United States Senators Elizabeth Warren and Sheldon Whitehouse asked the Department of Justice (DOJ) to hold former FTX CEO Sam-Bankman Fried and any complicit FTX executives personally accountable for wrongdoing following the cryptocurrency exchange’s swift collapse.
In early November, FTX, one of the world’s-largest crypto platforms, announced that it and more than 130 additional affiliated companies had filed for bankruptcy.
The DOJ should act on the lawmakers’ request, according to Lisa McCormick, a progressive Democrat who has advocated stronger cryptocurrency regulation.
“The Biden administration must establish clear rules for the growing cryptocurrency industry to protect consumers,” said McCormick about a year ago. “If digital currency can’t be stopped, then it must be regulated so a responsible regulatory mechanism should be put in place.”
“Given the department’s commitment to holding perpetrators of white-collar crime personally accountable, we expect DOJ to investigate the actions leading to the collapse of FTX with the utmost scrutiny,” wrote the senators in a letter addressed to Attorney General Merrick Garland.
This collapse has left hundreds of thousands of retail investors unable to access their funds and triggered a contagion across the industry. New and devastating details about FTX’s operations continue to emerge, including disturbing allegations of fraud and illicit behavior by FTX executives.
John Jay Ray, FTX’s new CEO who previously managed Enron’s bankruptcy, stated that he has never seen “such a complete failure of corporate control.”

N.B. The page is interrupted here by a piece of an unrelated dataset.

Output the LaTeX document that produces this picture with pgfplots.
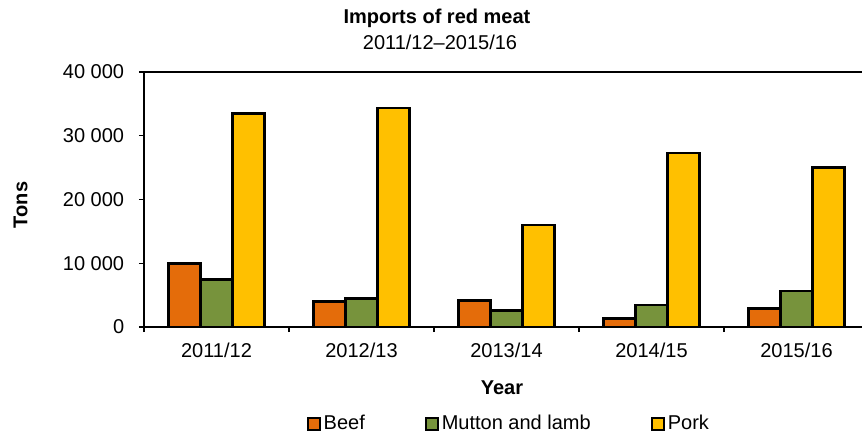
\documentclass[border=0pt]{standalone}
\usepackage{pgfplots}
\pgfplotsset{compat=1.18}
\usepackage{fontspec}
\setmainfont{Liberation Sans}
\definecolor{beef}{HTML}{E46C0A}
\definecolor{mutton}{HTML}{77933C}
\definecolor{pork}{HTML}{FFC000}
\newcommand{\fs}{\fontsize{20}{24}\selectfont}
\pgfplotstableread{
x beef mutton pork
0 9950 7420 33460
1 3970 4490 34350
2 4180 2610 16000
3 1350 3450 27340
4 2920 5690 24990
}\meat
\begin{document}
\fs
\begin{tikzpicture}[x=1pt,y=1pt]
\path[use as bounding box] (-144,-109) rectangle (718,327);
\begin{axis}[
  at={(0,0)}, anchor=south west, scale only axis,
  width=725pt, height=255pt,
  ybar=0pt, bar width=32pt,
  xmin=-0.5, xmax=4.5, ymin=0, ymax=40000,
  xtick={-0.5,0.5,1.5,2.5,3.5,4.5},
  x tick label as interval,
  xticklabels={2011/12,2012/13,2013/14,2014/15,2015/16},
  ytick={0,10000,20000,30000,40000},
  yticklabels={0,10 000,20 000,30 000,40 000},
  scaled y ticks=false,
  xtick pos=bottom, ytick pos=left,
  tick align=outside, major tick length=5pt,
  axis line style={line width=1.6pt},
  every tick/.style={black, line width=1.1pt},
  tick label style={font=\fs},
  xticklabel style={yshift=-4pt},
  yticklabel style={xshift=-8pt},
  legend columns=3,
  legend style={draw=none, fill=none, font=\fs, at={(0.2248,-0.38)}, anchor=west,
    inner sep=0pt, nodes={inner sep=2.5pt},
    /tikz/every odd column/.append style={column sep=0pt},
    /tikz/every even column/.append style={column sep=58pt}},
]
\addplot[fill=beef, draw=black, line width=2.4pt,
  legend image code/.code={\draw[fill=beef,draw=black,line width=2pt] (0pt,-6pt) rectangle (12pt,6pt);}]
  table[x=x,y=beef]{\meat};
\addplot[fill=mutton, draw=black, line width=2.4pt,
  legend image code/.code={\draw[fill=mutton,draw=black,line width=2pt] (0pt,-6pt) rectangle (12pt,6pt);}]
  table[x=x,y=mutton]{\meat};
\addplot[fill=pork, draw=black, line width=2.4pt,
  legend image code/.code={\draw[fill=pork,draw=black,line width=2pt] (0pt,-6pt) rectangle (12pt,6pt);}]
  table[x=x,y=pork]{\meat};
\legend{Beef,Mutton and lamb,Pork}
\end{axis}
\node[anchor=base, font=\fs\bfseries] at (293,303) {Imports of red meat};
\node[anchor=base, font=\fs] at (296,277) {2011/12--2015/16};
\node[rotate=90, font=\fs\bfseries] at (-123.5,122) {Tons};
\node[anchor=base, font=\fs\bfseries] at (358,-68) {Year};
\end{tikzpicture}
\end{document}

“Nobody could have foreseen the collapse of cryptocurrency exchange FTX, unless they had one or more of our ordinary five senses,” said McCormick after the collapse. “After all, cryptocurrency is backed by the full faith and credit of absolutely nothing.”
“The fall of FTX was not simply a result of sloppy business and management practices, but rather appears to have been caused by intentional and fraudulent tactics employed by Mr. Bankman-Fried and other FTX executives to enrich themselves,” wrote Warren and Whitehouse. “In fact, Mr. Bankman-Fried had already revealed his true interests of self-enrichment last year when he siphoned $300 million to his own wallet, an investment that was intended to ‘help grow (FTX), improve user experience and allow it to engage more with regulators.’”
Amid the breakdown, troubling allegations surfaced that Sam Bankman-Fried built a backdoor into FTX’s accounting processes that allowed him to secretly move billions of FTX customer funds out of FTX and into his trading firm, Alameda Research.
There have also been reports that Bankman-Fried misled customers about the safety of their funds, and that FTX executives did not have appropriate records and security controls in place to track customer funds.
“As this situation unfolds, new facts will undoubtedly shed new light on how Bankman-Fried and his associates’ deception has harmed FTX’s customers, and customers of any company that was exposed to the contagion – and may reveal that the problems with the crypto industry extend well beyond FTX,” wrote Warren and Whitehouse.
The lawmakers point to DOJ’s recent commitment to “(hold) individuals accountable for white-collar crime, as opposed to only levying fines on companies” and “to increase its focus on the flesh-and-blood victims of white-collar wrongdoing.”